───── Entries supplied

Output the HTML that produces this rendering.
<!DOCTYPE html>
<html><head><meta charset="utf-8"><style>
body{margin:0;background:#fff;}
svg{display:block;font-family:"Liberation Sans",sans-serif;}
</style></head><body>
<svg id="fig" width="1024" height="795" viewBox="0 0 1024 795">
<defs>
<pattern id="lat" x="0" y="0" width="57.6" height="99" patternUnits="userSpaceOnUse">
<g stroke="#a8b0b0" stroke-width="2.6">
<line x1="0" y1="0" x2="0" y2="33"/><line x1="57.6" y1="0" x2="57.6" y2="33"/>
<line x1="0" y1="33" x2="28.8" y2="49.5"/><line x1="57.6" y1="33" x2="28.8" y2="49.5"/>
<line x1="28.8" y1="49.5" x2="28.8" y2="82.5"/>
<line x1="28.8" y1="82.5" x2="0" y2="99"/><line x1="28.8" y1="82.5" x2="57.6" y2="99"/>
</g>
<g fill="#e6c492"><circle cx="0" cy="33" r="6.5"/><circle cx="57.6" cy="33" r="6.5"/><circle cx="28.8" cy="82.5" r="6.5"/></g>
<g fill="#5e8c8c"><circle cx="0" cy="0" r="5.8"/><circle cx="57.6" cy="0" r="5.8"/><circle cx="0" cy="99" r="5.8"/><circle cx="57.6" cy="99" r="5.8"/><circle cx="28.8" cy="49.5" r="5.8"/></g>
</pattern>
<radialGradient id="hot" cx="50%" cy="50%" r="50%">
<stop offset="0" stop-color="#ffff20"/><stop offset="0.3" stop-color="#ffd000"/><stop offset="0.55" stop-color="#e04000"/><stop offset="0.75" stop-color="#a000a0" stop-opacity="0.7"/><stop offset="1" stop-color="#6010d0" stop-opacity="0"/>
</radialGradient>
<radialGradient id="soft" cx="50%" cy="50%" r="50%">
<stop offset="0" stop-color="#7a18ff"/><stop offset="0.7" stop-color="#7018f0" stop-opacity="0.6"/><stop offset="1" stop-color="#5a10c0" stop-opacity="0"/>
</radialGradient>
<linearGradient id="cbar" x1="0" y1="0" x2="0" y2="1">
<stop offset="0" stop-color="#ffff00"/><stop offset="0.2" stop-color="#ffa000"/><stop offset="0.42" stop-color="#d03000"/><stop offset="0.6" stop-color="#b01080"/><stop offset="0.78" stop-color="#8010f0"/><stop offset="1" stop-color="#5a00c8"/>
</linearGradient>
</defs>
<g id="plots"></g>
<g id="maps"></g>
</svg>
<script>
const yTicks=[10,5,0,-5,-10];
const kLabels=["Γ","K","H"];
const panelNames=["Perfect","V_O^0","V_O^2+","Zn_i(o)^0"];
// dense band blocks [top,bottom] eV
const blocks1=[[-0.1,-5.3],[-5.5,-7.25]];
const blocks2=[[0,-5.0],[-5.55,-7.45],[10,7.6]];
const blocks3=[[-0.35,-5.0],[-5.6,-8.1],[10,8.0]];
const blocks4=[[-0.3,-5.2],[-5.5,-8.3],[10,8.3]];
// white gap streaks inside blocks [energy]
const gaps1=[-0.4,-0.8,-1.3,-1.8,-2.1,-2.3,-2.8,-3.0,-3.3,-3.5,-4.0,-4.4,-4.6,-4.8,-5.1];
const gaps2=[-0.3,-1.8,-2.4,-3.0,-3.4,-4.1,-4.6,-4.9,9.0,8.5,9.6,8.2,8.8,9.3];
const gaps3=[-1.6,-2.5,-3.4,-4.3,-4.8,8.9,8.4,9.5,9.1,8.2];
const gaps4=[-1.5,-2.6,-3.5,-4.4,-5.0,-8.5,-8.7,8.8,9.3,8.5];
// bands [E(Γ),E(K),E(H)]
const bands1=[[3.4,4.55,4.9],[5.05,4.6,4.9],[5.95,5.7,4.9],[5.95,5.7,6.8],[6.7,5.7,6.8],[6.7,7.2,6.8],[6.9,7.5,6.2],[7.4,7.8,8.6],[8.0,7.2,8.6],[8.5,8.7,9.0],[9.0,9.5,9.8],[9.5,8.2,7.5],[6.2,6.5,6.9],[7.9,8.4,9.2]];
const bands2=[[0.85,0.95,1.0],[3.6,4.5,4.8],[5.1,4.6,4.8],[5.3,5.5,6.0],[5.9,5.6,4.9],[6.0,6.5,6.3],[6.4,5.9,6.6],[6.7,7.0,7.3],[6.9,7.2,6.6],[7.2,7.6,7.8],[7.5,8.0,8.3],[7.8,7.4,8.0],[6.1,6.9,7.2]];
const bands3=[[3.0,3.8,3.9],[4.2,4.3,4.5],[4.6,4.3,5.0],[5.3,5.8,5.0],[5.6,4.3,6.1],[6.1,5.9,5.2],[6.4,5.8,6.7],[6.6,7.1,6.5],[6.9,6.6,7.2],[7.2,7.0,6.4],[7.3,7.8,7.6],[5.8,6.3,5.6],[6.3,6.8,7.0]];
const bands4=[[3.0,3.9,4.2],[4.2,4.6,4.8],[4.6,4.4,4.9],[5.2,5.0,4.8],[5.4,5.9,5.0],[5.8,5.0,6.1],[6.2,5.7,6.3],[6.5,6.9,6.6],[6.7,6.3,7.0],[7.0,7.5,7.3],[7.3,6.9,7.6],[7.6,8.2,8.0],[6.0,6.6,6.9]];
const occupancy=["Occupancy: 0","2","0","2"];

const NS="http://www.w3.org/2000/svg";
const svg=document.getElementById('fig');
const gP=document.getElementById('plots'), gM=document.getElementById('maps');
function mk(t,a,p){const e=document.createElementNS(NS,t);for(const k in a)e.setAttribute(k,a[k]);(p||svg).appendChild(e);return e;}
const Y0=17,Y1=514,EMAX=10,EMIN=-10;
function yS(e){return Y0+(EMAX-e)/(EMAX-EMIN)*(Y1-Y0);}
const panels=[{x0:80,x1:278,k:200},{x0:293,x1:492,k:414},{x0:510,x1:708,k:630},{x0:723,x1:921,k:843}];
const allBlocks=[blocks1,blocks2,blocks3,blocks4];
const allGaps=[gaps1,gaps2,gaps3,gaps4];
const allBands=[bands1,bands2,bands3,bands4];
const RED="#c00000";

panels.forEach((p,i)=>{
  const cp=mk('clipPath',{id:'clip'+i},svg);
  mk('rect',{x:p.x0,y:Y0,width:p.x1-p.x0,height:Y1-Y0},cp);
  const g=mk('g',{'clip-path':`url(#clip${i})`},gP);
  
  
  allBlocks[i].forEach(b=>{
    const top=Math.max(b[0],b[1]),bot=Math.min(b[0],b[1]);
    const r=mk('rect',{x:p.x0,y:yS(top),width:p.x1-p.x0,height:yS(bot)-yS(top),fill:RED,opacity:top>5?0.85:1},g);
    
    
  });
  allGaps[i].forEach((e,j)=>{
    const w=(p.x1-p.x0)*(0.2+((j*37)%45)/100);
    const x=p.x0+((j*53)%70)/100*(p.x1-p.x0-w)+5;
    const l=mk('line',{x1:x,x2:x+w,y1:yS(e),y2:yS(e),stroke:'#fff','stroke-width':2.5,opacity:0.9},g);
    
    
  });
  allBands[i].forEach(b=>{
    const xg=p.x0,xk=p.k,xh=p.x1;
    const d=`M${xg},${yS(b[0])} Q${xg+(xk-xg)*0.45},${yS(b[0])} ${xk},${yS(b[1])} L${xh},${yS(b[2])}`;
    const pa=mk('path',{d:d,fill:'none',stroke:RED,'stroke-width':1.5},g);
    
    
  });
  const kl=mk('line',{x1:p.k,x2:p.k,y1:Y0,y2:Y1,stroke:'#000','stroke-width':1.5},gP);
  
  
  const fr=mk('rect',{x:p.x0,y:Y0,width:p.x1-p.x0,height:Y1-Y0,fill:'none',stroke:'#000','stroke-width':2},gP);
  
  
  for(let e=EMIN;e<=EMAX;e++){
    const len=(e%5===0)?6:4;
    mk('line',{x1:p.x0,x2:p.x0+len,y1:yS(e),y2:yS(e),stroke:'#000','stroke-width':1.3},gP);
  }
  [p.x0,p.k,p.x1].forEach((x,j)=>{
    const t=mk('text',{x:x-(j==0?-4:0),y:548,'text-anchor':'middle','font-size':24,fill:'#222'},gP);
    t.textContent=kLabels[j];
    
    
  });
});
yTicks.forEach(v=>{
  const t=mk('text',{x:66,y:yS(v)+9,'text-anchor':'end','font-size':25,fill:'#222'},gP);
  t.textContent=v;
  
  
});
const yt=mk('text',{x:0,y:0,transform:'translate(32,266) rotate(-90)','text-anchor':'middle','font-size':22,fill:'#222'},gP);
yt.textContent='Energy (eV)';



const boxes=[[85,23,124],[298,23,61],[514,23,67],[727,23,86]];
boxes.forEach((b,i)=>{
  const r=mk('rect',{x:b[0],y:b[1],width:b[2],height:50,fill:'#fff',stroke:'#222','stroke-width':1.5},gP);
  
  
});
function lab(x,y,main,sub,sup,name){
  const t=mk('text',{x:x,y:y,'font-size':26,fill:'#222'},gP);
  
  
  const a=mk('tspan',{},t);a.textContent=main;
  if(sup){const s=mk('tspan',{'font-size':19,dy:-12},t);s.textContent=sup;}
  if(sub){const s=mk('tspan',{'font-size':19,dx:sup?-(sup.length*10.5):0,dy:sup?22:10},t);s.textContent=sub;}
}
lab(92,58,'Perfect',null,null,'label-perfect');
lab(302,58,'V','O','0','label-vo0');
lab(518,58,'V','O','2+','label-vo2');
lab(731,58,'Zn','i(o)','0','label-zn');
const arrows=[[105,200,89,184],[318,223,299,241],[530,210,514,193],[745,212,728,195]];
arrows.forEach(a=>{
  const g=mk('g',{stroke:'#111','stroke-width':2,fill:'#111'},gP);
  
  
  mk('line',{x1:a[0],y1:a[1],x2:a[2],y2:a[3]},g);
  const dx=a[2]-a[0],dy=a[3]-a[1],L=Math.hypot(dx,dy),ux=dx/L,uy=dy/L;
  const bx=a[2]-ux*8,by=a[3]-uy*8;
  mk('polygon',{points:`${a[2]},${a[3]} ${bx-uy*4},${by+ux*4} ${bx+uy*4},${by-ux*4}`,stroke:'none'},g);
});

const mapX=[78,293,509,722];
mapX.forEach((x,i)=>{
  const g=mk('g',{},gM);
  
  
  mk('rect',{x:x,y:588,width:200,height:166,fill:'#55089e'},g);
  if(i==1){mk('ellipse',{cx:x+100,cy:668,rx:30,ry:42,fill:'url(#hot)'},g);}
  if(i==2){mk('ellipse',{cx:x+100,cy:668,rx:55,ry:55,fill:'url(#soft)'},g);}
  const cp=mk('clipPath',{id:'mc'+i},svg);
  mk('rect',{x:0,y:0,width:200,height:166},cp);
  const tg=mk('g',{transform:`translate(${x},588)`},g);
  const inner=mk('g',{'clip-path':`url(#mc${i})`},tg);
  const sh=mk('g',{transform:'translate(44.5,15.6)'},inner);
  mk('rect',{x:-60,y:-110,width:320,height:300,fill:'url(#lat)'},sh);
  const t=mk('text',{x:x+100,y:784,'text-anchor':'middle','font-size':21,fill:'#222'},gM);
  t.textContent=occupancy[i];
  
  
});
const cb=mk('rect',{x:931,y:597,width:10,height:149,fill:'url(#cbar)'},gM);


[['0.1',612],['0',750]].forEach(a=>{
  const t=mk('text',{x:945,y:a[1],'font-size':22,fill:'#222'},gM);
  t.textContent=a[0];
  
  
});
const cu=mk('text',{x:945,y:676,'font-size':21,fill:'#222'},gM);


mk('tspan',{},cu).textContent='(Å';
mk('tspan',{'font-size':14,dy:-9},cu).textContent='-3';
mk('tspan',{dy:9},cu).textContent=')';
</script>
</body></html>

──────────
───── Entries supplied

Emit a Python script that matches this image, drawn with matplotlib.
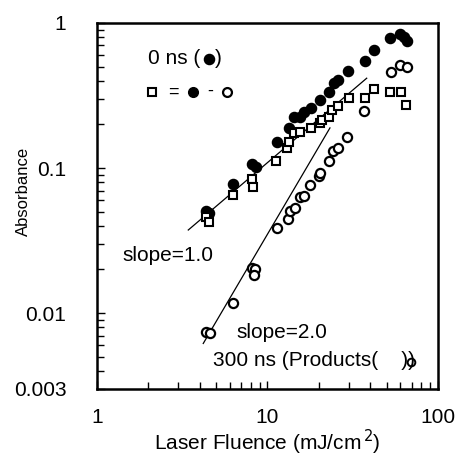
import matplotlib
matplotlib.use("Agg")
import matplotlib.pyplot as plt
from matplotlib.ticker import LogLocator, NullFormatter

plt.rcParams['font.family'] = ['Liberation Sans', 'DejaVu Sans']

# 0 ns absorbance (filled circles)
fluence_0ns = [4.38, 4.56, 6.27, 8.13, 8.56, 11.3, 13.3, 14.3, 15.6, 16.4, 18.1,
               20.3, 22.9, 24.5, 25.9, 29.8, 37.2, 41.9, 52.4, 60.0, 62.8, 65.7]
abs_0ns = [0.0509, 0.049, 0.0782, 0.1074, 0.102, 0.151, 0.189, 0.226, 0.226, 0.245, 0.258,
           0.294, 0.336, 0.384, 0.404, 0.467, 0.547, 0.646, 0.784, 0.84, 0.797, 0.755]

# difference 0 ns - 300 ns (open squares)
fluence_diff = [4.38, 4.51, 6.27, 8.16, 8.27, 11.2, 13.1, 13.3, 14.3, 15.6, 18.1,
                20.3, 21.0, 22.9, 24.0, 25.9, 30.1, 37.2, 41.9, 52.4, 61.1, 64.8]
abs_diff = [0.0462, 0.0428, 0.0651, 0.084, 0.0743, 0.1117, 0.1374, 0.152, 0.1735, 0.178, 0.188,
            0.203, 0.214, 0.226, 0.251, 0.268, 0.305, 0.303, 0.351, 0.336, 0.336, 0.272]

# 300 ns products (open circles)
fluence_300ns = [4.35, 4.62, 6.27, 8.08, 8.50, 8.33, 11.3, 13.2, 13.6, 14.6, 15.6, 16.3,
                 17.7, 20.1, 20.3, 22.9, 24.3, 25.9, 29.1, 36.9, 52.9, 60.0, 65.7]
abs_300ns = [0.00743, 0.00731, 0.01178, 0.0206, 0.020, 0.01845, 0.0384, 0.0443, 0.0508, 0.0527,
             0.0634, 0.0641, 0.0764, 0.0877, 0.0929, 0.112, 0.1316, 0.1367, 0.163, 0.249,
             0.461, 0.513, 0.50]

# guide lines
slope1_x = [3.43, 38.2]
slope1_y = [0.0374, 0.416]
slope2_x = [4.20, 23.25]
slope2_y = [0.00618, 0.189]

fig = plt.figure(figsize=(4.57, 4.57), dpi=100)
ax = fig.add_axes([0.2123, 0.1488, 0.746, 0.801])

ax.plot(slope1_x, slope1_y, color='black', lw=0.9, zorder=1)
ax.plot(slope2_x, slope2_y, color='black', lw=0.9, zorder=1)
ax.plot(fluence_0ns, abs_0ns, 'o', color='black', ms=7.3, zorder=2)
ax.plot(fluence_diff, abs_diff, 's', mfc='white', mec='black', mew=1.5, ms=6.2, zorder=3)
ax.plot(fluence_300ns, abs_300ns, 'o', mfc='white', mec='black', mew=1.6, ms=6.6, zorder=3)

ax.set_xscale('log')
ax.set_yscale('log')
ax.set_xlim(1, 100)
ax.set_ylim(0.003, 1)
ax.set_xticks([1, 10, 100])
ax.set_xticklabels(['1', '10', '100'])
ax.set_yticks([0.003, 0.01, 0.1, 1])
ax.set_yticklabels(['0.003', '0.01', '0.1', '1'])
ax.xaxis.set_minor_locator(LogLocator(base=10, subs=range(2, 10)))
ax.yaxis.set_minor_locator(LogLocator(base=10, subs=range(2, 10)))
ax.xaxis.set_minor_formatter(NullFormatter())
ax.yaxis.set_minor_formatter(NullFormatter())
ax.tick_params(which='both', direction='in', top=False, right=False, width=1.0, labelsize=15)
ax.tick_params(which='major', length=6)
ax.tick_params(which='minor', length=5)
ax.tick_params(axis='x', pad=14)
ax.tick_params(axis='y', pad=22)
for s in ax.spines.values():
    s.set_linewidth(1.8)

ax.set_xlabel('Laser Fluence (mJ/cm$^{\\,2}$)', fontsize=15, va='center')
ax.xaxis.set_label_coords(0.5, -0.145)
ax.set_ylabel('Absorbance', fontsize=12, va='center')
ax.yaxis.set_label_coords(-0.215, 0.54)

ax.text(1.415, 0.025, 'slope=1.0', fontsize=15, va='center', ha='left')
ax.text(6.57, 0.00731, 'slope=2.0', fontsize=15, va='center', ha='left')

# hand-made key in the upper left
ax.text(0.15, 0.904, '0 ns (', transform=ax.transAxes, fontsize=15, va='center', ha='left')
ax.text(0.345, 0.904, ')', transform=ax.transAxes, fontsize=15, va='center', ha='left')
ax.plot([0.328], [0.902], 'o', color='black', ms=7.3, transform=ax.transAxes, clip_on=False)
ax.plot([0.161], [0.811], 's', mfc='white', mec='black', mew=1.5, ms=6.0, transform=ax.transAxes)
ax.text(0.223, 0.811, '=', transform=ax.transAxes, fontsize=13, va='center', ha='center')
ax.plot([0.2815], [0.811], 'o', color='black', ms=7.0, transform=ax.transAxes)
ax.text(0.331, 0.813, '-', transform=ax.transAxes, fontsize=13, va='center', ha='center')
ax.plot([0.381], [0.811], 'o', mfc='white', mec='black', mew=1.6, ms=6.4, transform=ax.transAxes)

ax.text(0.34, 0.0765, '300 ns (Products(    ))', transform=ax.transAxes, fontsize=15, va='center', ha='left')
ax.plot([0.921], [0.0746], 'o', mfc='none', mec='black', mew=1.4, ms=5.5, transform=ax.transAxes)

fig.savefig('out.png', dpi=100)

──────────

Retype exactly the lines from the one with "Emit a Python" through the one with "plt.rcParams['font.family'] = ['Liberation", both included, and nothing else; leave out the pictures.

• Full answer:
Emit a Python script that matches this image, drawn with matplotlib.
import matplotlib
matplotlib.use("Agg")
import matplotlib.pyplot as plt
from matplotlib.ticker import LogLocator, NullFormatter

plt.rcParams['font.family'] = ['Liberation Sans', 'DejaVu Sans']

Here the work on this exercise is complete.